Dear B. Hussein Obama…

Secret Muslim Mosque, 5th Floor Basement, 1600 Pennsylvania Ave.

Dear Mister Obama,

  I’ve got to hand it to you.  You almost had Me fooled.  I, (accidentally), watched you accept the Nobel Peace Prize from the bar at My hotel the other night.  When you told all those shifty foreigners, “Blah blah blah Gandhi.  Blah blah blah Martin Luther King… but I’m gonna keep whipping Afghan and Iraqi ass,”, I just about decided you were alright, after all.

  But then, as I passed the front desk of the Ritz-Carlton, Pentagon City, the  faceless functionary stationed there wished Me “Happy Holidays”!  Happy Holidays!  To Me, of all deities!  Well, you can bet your non-white derriere that I’ll be filling out a scathing rating card when I check out.

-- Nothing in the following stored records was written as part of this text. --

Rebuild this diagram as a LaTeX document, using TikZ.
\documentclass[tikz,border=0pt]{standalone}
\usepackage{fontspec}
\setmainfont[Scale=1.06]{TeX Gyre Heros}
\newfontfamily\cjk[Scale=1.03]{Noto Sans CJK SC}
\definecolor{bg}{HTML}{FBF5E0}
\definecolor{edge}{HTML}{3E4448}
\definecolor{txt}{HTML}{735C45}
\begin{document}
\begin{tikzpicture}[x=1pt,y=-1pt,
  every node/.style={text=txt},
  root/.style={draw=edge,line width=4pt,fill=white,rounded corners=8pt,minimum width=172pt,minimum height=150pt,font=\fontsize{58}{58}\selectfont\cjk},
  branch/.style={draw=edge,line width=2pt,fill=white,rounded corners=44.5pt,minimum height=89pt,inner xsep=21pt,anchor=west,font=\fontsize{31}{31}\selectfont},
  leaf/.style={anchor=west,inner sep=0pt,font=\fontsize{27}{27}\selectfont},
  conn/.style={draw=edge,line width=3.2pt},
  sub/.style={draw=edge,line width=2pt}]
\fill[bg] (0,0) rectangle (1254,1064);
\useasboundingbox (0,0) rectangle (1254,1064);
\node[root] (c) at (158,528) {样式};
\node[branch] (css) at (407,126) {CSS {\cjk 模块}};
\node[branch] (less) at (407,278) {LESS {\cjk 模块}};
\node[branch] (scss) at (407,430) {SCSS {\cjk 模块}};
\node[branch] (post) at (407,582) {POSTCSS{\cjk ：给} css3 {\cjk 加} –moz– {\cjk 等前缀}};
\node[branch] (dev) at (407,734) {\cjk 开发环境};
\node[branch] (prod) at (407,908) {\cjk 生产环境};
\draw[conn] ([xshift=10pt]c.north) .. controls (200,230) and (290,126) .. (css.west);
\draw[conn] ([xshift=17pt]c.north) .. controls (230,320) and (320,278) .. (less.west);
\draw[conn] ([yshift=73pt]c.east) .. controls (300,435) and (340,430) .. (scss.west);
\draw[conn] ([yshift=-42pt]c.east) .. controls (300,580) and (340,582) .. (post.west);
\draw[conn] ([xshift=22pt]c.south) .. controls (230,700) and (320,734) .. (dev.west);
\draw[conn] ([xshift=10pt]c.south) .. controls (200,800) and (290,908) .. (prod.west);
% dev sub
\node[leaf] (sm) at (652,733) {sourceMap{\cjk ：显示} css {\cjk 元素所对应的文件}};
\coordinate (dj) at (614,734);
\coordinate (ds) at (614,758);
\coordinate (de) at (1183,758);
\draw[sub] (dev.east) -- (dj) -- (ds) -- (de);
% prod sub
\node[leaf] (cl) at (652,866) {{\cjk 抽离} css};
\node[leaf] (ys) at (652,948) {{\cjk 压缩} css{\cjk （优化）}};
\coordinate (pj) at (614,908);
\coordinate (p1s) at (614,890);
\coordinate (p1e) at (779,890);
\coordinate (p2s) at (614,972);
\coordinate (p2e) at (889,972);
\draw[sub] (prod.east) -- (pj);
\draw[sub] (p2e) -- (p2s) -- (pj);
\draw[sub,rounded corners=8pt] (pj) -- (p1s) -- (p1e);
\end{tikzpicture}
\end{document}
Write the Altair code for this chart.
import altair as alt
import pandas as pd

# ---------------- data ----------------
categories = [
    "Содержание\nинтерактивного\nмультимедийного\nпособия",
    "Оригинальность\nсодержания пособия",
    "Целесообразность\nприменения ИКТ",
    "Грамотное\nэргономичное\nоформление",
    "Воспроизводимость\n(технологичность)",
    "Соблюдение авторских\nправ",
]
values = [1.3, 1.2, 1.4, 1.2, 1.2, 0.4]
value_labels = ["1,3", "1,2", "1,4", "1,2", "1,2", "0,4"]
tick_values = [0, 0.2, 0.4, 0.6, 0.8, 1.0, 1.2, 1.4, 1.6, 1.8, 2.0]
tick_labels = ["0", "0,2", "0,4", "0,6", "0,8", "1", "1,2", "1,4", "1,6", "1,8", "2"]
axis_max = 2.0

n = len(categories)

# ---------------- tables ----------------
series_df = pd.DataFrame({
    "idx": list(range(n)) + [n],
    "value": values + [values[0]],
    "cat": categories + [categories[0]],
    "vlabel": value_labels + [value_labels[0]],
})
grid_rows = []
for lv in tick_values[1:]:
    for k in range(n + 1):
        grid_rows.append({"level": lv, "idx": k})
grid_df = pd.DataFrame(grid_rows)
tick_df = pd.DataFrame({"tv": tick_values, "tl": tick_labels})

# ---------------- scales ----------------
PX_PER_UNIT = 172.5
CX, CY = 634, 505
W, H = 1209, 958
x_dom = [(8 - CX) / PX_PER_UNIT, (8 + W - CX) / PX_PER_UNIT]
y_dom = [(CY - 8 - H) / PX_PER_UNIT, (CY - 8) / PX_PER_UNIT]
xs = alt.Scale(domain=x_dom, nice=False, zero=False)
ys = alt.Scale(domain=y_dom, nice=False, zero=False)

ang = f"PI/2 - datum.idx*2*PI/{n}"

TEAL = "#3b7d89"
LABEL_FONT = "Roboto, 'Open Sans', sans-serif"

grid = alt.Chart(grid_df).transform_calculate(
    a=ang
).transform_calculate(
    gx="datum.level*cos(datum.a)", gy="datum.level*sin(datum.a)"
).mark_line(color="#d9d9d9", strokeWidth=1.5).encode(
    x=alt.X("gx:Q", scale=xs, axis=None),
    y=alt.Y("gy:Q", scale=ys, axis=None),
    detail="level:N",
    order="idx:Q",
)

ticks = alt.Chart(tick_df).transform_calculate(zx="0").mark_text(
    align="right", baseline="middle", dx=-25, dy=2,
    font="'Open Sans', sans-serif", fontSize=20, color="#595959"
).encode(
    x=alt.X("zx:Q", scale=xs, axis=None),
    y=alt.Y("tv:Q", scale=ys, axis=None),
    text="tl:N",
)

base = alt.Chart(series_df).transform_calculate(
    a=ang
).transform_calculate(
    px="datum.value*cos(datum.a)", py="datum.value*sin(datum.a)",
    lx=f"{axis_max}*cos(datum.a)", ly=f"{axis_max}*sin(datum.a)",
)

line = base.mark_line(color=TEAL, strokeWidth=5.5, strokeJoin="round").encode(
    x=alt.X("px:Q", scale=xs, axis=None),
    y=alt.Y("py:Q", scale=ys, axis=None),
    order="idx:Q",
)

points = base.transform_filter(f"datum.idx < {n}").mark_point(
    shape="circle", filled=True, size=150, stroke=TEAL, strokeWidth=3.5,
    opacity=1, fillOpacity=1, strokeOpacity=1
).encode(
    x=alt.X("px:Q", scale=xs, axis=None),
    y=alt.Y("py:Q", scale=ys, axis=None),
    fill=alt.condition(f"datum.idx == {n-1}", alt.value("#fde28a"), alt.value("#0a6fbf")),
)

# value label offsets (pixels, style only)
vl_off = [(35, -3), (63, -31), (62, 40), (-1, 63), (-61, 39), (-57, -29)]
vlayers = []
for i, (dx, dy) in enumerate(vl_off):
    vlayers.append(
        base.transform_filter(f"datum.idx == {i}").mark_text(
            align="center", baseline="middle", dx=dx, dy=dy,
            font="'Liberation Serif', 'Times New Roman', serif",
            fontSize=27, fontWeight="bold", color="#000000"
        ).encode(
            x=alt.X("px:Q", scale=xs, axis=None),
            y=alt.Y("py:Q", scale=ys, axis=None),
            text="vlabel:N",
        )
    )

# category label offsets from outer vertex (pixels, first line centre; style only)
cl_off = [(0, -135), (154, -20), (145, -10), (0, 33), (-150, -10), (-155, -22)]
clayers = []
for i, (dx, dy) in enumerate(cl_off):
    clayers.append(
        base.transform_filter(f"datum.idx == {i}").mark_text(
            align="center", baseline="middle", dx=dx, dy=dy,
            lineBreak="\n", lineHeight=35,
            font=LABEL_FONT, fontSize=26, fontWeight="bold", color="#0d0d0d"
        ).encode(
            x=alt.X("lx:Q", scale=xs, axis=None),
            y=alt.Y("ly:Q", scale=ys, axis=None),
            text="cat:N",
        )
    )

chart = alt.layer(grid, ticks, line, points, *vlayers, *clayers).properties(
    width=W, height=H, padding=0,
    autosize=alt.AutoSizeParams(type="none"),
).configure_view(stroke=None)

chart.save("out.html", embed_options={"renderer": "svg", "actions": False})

  Which brings Me to you.  Here you are, pretending to do My work by crushing Allah’s brand-loyalists right and left, when what you’re really doing is sending all the troops overseas instead of keeping them here for the most important war of all.  The War On Christmas™ (© Bill O’Reilly, 2005).

  You can wipe out all one hundred al Qaeda Club members in Afghanistan, and even bottle up the rest in Pakistan, but what does it boot you if the Homefront is lost, eh?  What about the Jesii?  How do you think They would feel if you lost the War On Christmas™?  Or, is that your plan?  Boy, it just goes to show that you can’t trust a Musselman or a dirty, filthy atheist, which many of My Teabagger brand-loyalists have pointed out you fit the bill for; a dirty, filthy, atheistic, foreign Musselman.

  Obviously, you shouldn’t take that personally.  My brand-loyalists just love My country so much that they feel compelled to point out things that other, saner, people might not notice.  It’s nothing personal.  Some of their best friends are foreign, brown and destined for an eternity in Hell… though they might not be able to name them off the tops of their heads.

  So, My point is that you’d better drastically change your policies, unless you want The Ritz-Carlton to receive an irate note and for My vast, overwhelming, (but downtrodden), hordes to boycott The Ritz and any other business that doesn’t kowtow to their My every whim.

Wish You Were Here,



5 responses to “Dear B. Hussein Obama…

  1. If you ever find yourself in the Shenandoah Valley, Musselman’s is one of the best applesauces out there.

    And isn’t Gawd all powerful? If He wants the Ritz to go totally crackers and kowtow to Him, can’t He just inflict various painful and unmentionable plagues on them until the Ritz management gets on their knees to give Him their pleasure and beg forgiveness? Or would that assume a Gawd who hasn’t been on vacation since the first nanosecond of the big bang?

    • Sheesh! The filthy, foreign devils have gotten to the applesauce, too?

      As for inflicting, you know Gawd, like Dirk Gently, believes in the interconnectedness of all things. So when He wants to punish someone, He floods a city on another continent or gives a puppy distemper.

  2. I think we’ll find that a rock slide outside of Buenos Aires may be His first salvo.

    Ah, yes – the old “hit ’em where they least expect it” strategy. It works like a charm every time.